** Start of Given records **
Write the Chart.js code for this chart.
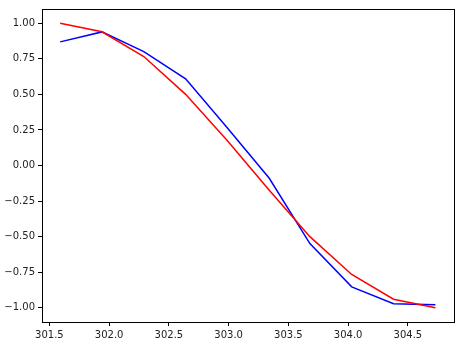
<!DOCTYPE html>
<html>
<head>
<meta charset="utf-8">
<script src="https://cdn.jsdelivr.net/npm/chart.js@4"></script>
<style>
  html, body { margin: 0; padding: 0; background: #fff; }
  #wrap { width: 462px; height: 345px; }
</style>
</head>
<body>
<div id="wrap"><canvas id="chart"></canvas></div>
<script>
// ---------- DATA ----------
const xValues = [301.59, 301.94, 302.29, 302.64, 302.99, 303.34, 303.68, 304.03, 304.38, 304.73];
const redValues = [1.0, 0.94, 0.766, 0.5, 0.174, -0.174, -0.5, -0.766, -0.94, -1.0];
const blueValues = [0.869, 0.939, 0.80, 0.609, 0.263, -0.09, -0.549, -0.853, -0.972, -0.979];

const xTicks = [301.5, 302.0, 302.5, 303.0, 303.5, 304.0, 304.5];
const yTicks = [-1.0, -0.75, -0.5, -0.25, 0.0, 0.25, 0.5, 0.75, 1.0];

const toPoints = ys => xValues.map((x, i) => ({ x: x, y: ys[i] }));
const fmt = (v, d) => v.toFixed(d).replace("-", "\u2212");

// ---------- FRAME ----------
const frame = {
  id: "frame",
  afterDatasetsDraw(chart) {
    const { ctx, chartArea: a } = chart;
    ctx.save();
    ctx.strokeStyle = "#000";
    ctx.lineWidth = 1;
    ctx.strokeRect(a.left + 0.5, a.top + 0.5, a.right - a.left, a.bottom - a.top);
    ctx.restore();
  }
};

const tickFont = { family: "DejaVu Sans", size: 10 };

new Chart(document.getElementById("chart"), {
  type: "line",
  data: {
    datasets: [
      { data: toPoints(redValues), borderColor: "#ff0000", borderWidth: 1.5, pointRadius: 0, tension: 0, fill: false },
      { data: toPoints(blueValues), borderColor: "#0000ff", borderWidth: 1.5, pointRadius: 0, tension: 0, fill: false }
    ]
  },
  options: {
    responsive: true,
    maintainAspectRatio: false,
    animation: false,
    layout: { padding: { top: 9, right: 8, left: 0, bottom: 0 } },
    plugins: { legend: { display: false }, tooltip: { enabled: false } },
    scales: {
      x: {
        type: "linear",
        min: 301.438,
        max: 304.886,
        afterBuildTicks: s => { s.ticks = xTicks.map(v => ({ value: v })); },
        afterFit: s => { s.height = 23; },
        grid: { drawOnChartArea: false, drawTicks: true, tickLength: 4, tickColor: "#000" },
        border: { display: false },
        ticks: { color: "#222", font: tickFont, padding: 3, maxRotation: 0, autoSkip: false,
                 callback: v => fmt(v, 1) }
      },
      y: {
        min: -1.1,
        max: 1.1,
        afterBuildTicks: s => { s.ticks = yTicks.map(v => ({ value: v })); },
        afterFit: s => { s.width = 42; },
        grid: { drawOnChartArea: false, drawTicks: true, tickLength: 4, tickColor: "#000" },
        border: { display: false },
        ticks: { color: "#222", font: tickFont, padding: 3, autoSkip: false,
                 callback: v => fmt(v, 2) }
      }
    }
  },
  plugins: [frame]
});
</script>
</body>
</html>
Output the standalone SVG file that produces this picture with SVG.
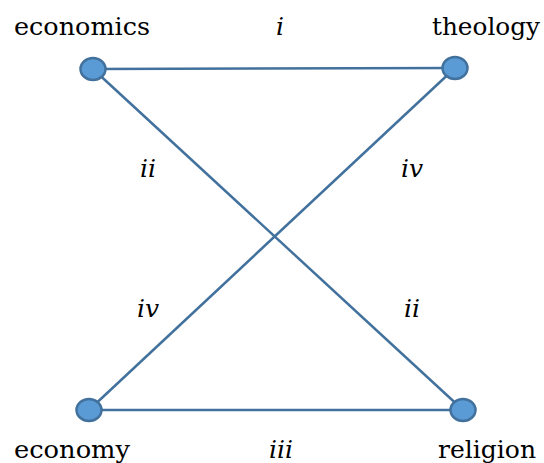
** End of Given records **
Required task: List every line above that contains the word "this".

Correct result:
Write the Chart.js code for this chart.
Output the standalone SVG file that produces this picture with SVG.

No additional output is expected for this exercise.